Exactly the lines from the one containing "Recreate this image" through the one containing "(model) at (170,440)" are to be returned, please, without any pictures.

##### Provided data

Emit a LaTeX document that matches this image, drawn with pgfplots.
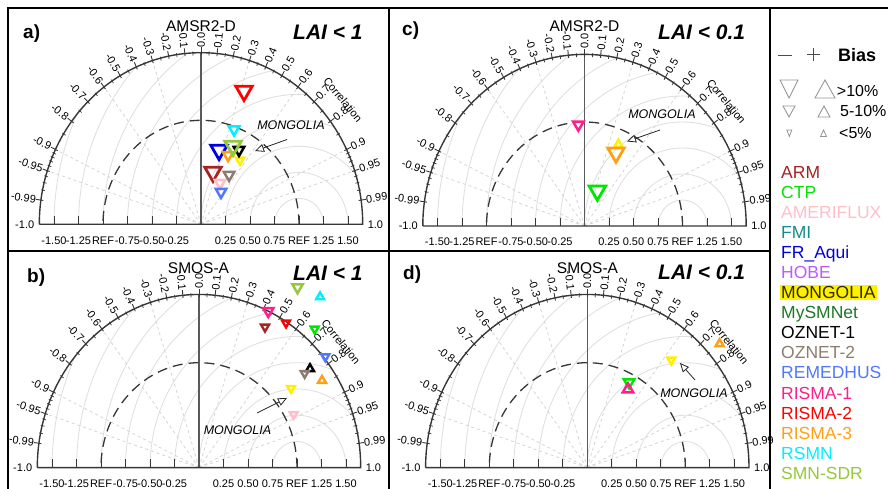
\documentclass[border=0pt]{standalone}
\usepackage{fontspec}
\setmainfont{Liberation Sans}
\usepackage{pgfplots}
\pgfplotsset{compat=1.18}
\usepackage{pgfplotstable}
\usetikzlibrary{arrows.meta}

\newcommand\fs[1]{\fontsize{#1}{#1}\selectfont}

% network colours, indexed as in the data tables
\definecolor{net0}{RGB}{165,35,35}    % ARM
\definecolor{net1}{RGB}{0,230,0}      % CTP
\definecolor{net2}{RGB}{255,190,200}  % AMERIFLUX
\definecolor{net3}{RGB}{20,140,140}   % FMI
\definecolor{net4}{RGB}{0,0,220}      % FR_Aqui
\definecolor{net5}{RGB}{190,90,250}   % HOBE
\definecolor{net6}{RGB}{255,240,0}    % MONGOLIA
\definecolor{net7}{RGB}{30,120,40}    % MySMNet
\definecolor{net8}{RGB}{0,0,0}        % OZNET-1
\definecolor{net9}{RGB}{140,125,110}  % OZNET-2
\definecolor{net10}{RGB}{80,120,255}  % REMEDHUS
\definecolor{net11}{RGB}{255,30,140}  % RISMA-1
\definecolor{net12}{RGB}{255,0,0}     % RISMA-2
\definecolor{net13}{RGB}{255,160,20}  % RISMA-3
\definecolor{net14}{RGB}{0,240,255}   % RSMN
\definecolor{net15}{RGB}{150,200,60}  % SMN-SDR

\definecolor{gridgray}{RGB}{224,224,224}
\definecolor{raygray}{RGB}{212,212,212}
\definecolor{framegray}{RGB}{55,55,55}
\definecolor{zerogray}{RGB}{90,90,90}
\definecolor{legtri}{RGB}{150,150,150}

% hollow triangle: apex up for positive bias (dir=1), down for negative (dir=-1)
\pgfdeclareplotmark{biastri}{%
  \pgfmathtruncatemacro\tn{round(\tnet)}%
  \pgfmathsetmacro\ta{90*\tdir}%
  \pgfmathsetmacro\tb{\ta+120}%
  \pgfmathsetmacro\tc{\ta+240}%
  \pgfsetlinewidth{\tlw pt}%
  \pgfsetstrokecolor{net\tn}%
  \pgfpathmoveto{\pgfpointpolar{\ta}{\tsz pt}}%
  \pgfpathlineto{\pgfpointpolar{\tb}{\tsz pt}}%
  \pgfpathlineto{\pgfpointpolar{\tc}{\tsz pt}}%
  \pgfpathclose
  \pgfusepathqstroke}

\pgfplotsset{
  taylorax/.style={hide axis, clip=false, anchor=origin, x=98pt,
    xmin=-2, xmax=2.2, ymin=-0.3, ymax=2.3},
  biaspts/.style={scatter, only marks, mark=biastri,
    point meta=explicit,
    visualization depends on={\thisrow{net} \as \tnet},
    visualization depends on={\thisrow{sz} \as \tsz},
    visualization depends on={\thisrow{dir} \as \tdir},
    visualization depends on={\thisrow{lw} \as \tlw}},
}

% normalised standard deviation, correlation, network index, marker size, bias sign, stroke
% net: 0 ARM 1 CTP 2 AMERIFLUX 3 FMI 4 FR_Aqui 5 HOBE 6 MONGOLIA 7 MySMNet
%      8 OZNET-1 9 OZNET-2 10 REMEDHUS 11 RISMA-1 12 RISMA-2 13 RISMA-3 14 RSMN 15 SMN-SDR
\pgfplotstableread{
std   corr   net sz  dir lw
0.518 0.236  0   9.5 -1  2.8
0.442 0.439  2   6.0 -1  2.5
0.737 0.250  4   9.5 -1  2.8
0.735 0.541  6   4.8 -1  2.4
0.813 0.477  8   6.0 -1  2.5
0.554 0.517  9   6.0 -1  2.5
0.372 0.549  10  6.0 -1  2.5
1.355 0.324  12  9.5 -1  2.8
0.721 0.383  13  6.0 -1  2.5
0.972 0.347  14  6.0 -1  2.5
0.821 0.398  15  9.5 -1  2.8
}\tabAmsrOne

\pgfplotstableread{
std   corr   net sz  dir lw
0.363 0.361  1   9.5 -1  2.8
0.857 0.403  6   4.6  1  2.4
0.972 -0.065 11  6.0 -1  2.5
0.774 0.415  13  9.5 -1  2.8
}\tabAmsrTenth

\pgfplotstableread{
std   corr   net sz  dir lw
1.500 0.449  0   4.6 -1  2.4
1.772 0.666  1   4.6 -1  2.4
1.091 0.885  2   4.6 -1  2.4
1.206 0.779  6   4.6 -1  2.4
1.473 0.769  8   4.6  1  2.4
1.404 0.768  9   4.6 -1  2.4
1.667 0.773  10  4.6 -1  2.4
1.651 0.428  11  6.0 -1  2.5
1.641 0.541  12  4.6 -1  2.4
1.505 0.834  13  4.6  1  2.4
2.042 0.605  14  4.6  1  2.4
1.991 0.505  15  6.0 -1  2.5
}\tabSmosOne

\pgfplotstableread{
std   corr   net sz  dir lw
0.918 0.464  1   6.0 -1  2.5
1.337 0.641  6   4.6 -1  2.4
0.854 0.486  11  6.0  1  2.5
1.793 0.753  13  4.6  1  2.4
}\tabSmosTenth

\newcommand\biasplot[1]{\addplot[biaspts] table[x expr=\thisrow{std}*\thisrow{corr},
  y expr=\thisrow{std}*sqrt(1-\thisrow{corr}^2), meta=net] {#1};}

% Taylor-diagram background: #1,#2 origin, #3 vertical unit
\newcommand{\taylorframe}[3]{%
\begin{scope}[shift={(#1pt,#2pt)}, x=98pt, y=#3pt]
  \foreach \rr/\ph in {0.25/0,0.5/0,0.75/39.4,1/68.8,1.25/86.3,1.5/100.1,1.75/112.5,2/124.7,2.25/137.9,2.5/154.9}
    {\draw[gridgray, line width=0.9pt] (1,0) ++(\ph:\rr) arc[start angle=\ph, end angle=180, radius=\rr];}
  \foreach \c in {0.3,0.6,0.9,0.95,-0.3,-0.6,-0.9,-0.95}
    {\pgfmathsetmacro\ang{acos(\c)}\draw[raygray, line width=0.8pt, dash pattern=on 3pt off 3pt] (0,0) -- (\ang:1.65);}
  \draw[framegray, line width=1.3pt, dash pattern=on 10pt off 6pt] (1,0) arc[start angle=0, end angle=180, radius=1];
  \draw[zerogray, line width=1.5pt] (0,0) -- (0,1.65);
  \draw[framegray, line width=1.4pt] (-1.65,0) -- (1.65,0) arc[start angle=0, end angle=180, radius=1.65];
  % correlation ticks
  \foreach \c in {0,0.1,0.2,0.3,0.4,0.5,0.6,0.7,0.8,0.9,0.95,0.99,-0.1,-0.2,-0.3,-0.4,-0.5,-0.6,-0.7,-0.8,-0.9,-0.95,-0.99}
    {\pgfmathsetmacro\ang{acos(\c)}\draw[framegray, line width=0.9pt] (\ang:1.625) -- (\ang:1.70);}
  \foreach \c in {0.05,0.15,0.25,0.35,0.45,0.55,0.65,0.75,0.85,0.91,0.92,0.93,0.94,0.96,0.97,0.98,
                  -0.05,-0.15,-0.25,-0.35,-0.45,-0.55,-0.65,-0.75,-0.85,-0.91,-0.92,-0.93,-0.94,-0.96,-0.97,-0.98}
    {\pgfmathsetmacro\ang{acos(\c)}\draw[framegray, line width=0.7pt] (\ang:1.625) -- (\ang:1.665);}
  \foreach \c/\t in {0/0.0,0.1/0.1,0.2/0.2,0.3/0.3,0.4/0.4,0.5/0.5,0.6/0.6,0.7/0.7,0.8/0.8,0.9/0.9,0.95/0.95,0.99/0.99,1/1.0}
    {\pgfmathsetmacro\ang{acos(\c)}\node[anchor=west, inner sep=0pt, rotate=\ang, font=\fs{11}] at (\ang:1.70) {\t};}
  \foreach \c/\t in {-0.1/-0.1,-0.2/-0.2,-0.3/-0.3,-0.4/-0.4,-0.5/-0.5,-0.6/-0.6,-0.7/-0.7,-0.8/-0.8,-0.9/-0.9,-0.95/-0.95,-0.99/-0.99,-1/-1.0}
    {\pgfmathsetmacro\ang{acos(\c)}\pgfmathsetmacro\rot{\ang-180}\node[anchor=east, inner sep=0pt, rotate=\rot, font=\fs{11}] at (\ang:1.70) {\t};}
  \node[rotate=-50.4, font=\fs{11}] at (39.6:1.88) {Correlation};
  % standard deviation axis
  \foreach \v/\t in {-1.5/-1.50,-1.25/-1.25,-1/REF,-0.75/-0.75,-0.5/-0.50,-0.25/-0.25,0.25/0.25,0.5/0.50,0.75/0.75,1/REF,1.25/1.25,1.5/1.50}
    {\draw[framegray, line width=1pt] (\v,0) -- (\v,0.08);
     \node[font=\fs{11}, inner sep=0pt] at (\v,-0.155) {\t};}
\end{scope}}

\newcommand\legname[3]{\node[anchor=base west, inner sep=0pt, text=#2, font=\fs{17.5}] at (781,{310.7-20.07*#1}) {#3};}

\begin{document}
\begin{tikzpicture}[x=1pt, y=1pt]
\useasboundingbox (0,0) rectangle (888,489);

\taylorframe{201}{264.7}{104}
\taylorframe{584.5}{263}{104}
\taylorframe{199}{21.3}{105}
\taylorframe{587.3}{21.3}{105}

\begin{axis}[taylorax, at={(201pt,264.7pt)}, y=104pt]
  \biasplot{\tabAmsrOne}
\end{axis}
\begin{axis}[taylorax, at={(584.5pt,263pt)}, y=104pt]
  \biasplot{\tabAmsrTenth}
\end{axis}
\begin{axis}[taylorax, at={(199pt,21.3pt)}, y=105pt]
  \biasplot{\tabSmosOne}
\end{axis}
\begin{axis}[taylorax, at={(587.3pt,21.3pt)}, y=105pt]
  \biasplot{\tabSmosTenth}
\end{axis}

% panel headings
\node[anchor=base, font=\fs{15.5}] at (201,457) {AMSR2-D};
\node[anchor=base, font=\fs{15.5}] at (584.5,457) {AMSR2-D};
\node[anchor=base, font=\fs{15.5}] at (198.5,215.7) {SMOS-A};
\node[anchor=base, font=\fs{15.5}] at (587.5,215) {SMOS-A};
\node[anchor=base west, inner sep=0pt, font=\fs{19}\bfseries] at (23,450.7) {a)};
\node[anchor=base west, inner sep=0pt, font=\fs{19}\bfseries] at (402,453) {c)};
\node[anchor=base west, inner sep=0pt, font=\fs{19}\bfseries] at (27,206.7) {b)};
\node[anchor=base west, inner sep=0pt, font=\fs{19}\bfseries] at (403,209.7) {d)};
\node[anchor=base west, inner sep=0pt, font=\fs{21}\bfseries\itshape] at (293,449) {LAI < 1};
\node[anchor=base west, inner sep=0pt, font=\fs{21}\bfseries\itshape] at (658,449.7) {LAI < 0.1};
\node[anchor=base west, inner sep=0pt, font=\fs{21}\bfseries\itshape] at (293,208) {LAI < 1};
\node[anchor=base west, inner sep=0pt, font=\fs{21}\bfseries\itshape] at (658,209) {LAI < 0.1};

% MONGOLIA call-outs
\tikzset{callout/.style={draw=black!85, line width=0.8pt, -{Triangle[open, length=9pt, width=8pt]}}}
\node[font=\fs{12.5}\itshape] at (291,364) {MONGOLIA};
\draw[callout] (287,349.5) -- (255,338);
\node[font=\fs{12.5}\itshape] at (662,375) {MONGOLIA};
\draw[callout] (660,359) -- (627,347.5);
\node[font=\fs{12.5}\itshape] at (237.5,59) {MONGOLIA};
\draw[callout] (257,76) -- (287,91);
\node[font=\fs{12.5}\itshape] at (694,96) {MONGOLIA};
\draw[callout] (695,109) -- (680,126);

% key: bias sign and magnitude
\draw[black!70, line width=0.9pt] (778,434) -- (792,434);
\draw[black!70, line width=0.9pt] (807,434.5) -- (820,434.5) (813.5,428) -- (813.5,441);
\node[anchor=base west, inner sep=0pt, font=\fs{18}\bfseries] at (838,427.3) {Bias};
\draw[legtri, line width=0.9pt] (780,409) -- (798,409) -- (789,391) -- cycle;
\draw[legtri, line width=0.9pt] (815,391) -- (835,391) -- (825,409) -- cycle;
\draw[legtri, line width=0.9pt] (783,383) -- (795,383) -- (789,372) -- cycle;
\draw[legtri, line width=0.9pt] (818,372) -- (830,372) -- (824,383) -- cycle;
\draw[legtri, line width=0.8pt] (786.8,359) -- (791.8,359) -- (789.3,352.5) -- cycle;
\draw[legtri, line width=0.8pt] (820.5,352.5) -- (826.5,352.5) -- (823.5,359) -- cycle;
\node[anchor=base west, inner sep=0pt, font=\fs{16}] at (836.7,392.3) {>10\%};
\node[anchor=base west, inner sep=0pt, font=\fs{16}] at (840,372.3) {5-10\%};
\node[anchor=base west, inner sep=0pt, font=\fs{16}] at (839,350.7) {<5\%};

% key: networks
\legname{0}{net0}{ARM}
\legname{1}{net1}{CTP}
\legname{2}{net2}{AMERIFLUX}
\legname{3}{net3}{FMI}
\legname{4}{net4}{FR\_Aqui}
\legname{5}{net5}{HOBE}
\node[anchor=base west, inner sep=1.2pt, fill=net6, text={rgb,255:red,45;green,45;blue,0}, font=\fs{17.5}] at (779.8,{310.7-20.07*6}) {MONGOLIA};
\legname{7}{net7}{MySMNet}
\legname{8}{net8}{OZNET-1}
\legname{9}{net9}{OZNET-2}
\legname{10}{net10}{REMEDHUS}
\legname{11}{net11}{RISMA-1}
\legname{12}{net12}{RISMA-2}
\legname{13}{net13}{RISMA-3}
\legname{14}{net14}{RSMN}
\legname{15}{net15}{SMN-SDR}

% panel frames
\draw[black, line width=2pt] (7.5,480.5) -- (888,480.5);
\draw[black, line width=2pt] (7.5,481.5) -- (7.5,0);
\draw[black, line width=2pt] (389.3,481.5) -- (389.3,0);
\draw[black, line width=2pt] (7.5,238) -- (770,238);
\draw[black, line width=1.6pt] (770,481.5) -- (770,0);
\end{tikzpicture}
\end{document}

##########
##### Provided data

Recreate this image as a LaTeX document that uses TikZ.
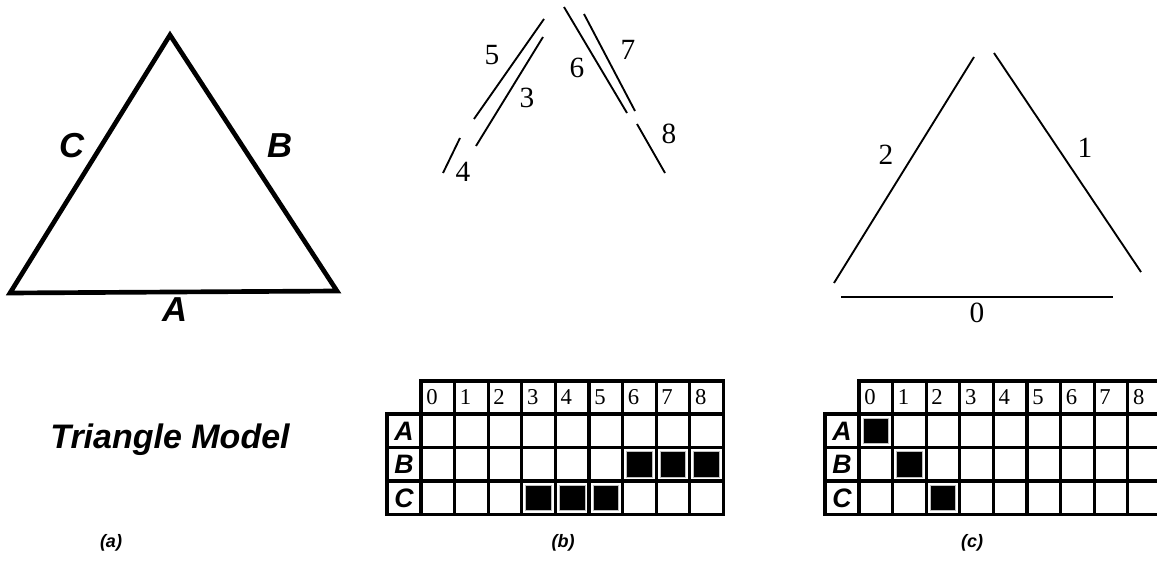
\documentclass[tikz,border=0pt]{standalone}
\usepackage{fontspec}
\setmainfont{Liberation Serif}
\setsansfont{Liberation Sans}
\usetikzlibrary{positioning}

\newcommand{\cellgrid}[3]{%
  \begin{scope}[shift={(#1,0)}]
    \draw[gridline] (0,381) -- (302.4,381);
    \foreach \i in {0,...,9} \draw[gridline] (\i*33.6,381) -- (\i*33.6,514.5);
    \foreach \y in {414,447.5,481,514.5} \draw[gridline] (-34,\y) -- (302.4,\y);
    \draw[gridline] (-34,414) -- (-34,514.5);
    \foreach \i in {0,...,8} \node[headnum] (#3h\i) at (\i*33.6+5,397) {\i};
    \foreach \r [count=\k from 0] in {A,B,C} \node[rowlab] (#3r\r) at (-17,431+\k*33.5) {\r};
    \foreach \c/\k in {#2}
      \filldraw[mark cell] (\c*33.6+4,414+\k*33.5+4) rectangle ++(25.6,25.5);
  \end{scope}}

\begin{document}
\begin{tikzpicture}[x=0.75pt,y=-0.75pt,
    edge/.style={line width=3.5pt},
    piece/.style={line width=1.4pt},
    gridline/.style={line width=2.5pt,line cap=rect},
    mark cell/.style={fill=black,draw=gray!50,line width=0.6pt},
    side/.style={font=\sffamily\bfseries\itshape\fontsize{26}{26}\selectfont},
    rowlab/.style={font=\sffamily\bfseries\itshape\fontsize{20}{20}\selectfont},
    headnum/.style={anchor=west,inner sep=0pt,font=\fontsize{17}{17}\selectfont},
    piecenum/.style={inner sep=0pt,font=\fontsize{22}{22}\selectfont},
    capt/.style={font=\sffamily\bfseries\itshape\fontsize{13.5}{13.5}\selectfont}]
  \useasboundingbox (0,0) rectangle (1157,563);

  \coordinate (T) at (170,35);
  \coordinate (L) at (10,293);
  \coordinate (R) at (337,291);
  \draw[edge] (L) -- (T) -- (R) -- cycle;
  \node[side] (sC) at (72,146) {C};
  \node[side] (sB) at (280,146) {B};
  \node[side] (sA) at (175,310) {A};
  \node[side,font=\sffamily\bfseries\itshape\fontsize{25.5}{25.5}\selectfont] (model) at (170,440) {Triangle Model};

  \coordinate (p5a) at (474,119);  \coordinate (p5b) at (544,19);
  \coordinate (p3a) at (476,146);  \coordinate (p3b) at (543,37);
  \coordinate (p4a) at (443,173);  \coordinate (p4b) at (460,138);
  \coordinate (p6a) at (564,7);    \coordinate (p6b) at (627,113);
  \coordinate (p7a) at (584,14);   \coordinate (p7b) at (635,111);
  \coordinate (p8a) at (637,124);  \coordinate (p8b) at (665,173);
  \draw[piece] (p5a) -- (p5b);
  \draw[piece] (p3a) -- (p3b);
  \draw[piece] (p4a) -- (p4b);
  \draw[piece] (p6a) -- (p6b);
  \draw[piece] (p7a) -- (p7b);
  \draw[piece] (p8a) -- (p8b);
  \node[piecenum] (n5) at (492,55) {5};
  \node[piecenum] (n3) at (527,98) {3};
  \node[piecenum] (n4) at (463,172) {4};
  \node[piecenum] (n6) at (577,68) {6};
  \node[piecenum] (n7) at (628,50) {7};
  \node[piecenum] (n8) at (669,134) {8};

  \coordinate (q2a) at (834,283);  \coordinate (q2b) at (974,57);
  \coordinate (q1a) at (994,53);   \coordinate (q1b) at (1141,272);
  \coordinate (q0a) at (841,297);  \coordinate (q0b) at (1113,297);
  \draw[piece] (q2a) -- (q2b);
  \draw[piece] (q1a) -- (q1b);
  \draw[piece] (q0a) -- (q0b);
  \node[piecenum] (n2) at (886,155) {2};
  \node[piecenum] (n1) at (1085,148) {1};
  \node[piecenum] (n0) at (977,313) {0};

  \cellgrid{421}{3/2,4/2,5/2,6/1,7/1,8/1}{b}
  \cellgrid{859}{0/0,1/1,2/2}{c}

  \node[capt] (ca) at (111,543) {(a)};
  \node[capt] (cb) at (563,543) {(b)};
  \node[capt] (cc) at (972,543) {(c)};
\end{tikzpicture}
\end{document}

##########
##### Provided data

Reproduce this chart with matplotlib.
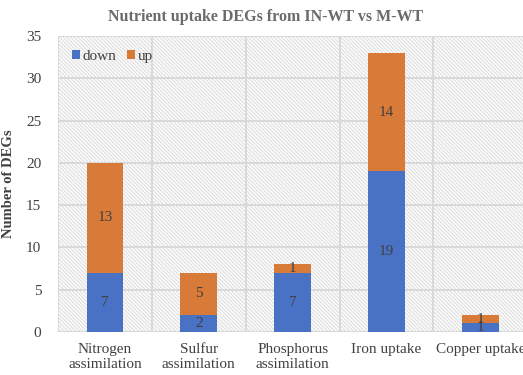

##########

Output of the task ▸
Recreate this image as a LaTeX document that uses TikZ.
\documentclass[tikz,border=0pt]{standalone}
\usepackage{fontspec}
\setmainfont{Liberation Serif}
\setsansfont{Liberation Sans}
\usetikzlibrary{positioning}

\newcommand{\cellgrid}[3]{%
  \begin{scope}[shift={(#1,0)}]
    \draw[gridline] (0,381) -- (302.4,381);
    \foreach \i in {0,...,9} \draw[gridline] (\i*33.6,381) -- (\i*33.6,514.5);
    \foreach \y in {414,447.5,481,514.5} \draw[gridline] (-34,\y) -- (302.4,\y);
    \draw[gridline] (-34,414) -- (-34,514.5);
    \foreach \i in {0,...,8} \node[headnum] (#3h\i) at (\i*33.6+5,397) {\i};
    \foreach \r [count=\k from 0] in {A,B,C} \node[rowlab] (#3r\r) at (-17,431+\k*33.5) {\r};
    \foreach \c/\k in {#2}
      \filldraw[mark cell] (\c*33.6+4,414+\k*33.5+4) rectangle ++(25.6,25.5);
  \end{scope}}

\begin{document}
\begin{tikzpicture}[x=0.75pt,y=-0.75pt,
    edge/.style={line width=3.5pt},
    piece/.style={line width=1.4pt},
    gridline/.style={line width=2.5pt,line cap=rect},
    mark cell/.style={fill=black,draw=gray!50,line width=0.6pt},
    side/.style={font=\sffamily\bfseries\itshape\fontsize{26}{26}\selectfont},
    rowlab/.style={font=\sffamily\bfseries\itshape\fontsize{20}{20}\selectfont},
    headnum/.style={anchor=west,inner sep=0pt,font=\fontsize{17}{17}\selectfont},
    piecenum/.style={inner sep=0pt,font=\fontsize{22}{22}\selectfont},
    capt/.style={font=\sffamily\bfseries\itshape\fontsize{13.5}{13.5}\selectfont}]
  \useasboundingbox (0,0) rectangle (1157,563);

  \coordinate (T) at (170,35);
  \coordinate (L) at (10,293);
  \coordinate (R) at (337,291);
  \draw[edge] (L) -- (T) -- (R) -- cycle;
  \node[side] (sC) at (72,146) {C};
  \node[side] (sB) at (280,146) {B};
  \node[side] (sA) at (175,310) {A};
  \node[side,font=\sffamily\bfseries\itshape\fontsize{25.5}{25.5}\selectfont] (model) at (170,440) {Triangle Model};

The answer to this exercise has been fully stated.